**Exercise description:** Retype the lines beneath this one, from the first through the line containing "(bd2) at (99,231)". Pictures are left out.

- - - - -

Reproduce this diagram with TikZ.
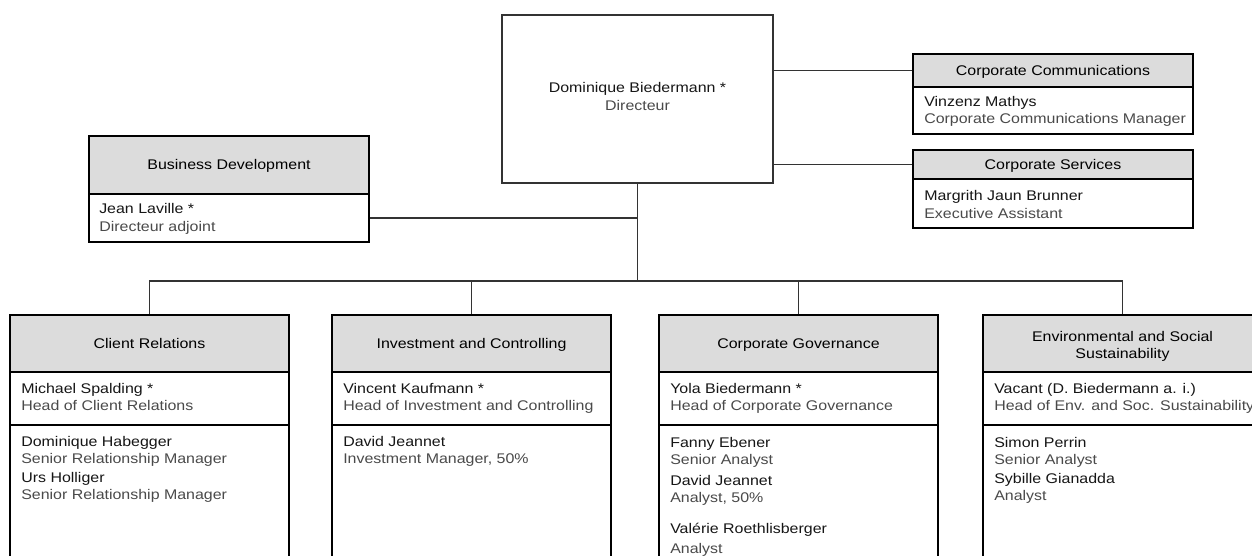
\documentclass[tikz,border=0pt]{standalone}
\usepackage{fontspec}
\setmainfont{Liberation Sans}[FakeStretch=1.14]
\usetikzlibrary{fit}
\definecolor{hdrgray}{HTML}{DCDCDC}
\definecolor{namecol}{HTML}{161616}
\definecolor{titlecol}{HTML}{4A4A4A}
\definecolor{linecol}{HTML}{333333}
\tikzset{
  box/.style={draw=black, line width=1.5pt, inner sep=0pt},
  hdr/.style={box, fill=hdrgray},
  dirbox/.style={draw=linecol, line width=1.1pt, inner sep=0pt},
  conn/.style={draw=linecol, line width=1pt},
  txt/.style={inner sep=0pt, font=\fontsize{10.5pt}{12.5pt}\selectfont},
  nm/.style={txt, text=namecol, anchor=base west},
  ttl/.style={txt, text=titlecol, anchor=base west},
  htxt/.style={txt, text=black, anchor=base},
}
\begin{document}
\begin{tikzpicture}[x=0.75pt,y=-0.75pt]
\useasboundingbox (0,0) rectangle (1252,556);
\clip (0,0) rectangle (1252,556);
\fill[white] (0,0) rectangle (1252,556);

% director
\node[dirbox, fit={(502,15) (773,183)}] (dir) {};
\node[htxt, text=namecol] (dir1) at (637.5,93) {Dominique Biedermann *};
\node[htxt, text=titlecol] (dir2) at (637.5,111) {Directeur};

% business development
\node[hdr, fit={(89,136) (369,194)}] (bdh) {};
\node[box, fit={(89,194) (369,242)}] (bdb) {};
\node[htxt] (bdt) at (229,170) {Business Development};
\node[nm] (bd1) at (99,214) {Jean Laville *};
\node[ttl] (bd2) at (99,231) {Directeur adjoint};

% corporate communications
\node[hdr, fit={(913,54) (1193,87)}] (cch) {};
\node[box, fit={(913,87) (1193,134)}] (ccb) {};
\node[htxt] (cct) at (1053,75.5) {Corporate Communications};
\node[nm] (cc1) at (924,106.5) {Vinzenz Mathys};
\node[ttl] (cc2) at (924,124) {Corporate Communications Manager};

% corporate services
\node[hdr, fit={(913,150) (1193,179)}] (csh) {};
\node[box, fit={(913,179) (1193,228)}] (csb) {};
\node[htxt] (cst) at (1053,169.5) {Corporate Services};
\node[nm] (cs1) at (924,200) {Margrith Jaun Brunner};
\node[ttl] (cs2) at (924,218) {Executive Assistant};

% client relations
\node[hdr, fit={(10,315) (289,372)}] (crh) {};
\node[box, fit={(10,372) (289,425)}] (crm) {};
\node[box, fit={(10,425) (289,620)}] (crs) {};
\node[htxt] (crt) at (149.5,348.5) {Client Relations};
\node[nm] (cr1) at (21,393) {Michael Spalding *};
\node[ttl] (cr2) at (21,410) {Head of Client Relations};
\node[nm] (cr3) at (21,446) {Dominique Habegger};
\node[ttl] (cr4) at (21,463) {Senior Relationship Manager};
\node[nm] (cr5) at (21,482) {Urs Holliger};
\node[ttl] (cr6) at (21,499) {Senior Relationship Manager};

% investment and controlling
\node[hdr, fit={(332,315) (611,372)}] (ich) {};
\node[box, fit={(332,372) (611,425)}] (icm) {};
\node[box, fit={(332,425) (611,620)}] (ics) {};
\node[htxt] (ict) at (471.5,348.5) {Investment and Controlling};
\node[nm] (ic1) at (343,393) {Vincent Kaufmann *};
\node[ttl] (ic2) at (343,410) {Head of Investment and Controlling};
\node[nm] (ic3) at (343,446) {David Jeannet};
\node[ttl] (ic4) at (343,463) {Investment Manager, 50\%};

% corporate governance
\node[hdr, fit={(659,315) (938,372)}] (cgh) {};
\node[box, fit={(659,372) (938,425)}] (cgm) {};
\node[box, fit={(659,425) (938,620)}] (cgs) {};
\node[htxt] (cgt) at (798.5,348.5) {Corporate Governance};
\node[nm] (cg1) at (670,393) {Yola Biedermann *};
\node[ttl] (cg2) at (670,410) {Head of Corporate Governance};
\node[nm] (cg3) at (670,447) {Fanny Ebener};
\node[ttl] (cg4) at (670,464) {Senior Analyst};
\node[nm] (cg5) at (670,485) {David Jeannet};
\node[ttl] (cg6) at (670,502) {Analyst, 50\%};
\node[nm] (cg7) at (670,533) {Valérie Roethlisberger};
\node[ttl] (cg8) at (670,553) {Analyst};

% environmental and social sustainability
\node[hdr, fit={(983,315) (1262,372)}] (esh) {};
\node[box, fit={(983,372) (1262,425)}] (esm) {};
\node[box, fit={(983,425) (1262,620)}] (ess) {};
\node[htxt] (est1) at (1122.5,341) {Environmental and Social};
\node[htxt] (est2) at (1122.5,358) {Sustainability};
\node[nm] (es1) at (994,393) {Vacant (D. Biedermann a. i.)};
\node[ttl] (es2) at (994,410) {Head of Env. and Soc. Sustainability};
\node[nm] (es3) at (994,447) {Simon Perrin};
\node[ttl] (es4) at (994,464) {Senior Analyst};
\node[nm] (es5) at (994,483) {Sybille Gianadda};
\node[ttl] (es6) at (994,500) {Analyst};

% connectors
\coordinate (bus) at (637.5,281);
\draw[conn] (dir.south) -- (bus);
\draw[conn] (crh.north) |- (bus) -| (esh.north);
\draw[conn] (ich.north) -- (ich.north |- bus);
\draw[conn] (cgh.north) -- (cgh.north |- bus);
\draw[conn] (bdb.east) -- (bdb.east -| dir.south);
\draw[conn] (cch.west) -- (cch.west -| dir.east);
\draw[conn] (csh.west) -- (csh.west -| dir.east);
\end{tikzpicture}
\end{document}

- - - - -

**Exercise response:**
Reproduce this diagram with TikZ.
\documentclass[tikz,border=0pt]{standalone}
\usepackage{fontspec}
\setmainfont{Liberation Sans}[FakeStretch=1.14]
\usetikzlibrary{fit}
\definecolor{hdrgray}{HTML}{DCDCDC}
\definecolor{namecol}{HTML}{161616}
\definecolor{titlecol}{HTML}{4A4A4A}
\definecolor{linecol}{HTML}{333333}
\tikzset{
  box/.style={draw=black, line width=1.5pt, inner sep=0pt},
  hdr/.style={box, fill=hdrgray},
  dirbox/.style={draw=linecol, line width=1.1pt, inner sep=0pt},
  conn/.style={draw=linecol, line width=1pt},
  txt/.style={inner sep=0pt, font=\fontsize{10.5pt}{12.5pt}\selectfont},
  nm/.style={txt, text=namecol, anchor=base west},
  ttl/.style={txt, text=titlecol, anchor=base west},
  htxt/.style={txt, text=black, anchor=base},
}
\begin{document}
\begin{tikzpicture}[x=0.75pt,y=-0.75pt]
\useasboundingbox (0,0) rectangle (1252,556);
\clip (0,0) rectangle (1252,556);
\fill[white] (0,0) rectangle (1252,556);

% director
\node[dirbox, fit={(502,15) (773,183)}] (dir) {};
\node[htxt, text=namecol] (dir1) at (637.5,93) {Dominique Biedermann *};
\node[htxt, text=titlecol] (dir2) at (637.5,111) {Directeur};

% business development
\node[hdr, fit={(89,136) (369,194)}] (bdh) {};
\node[box, fit={(89,194) (369,242)}] (bdb) {};
\node[htxt] (bdt) at (229,170) {Business Development};
\node[nm] (bd1) at (99,214) {Jean Laville *};
\node[ttl] (bd2) at (99,231) {Directeur adjoint};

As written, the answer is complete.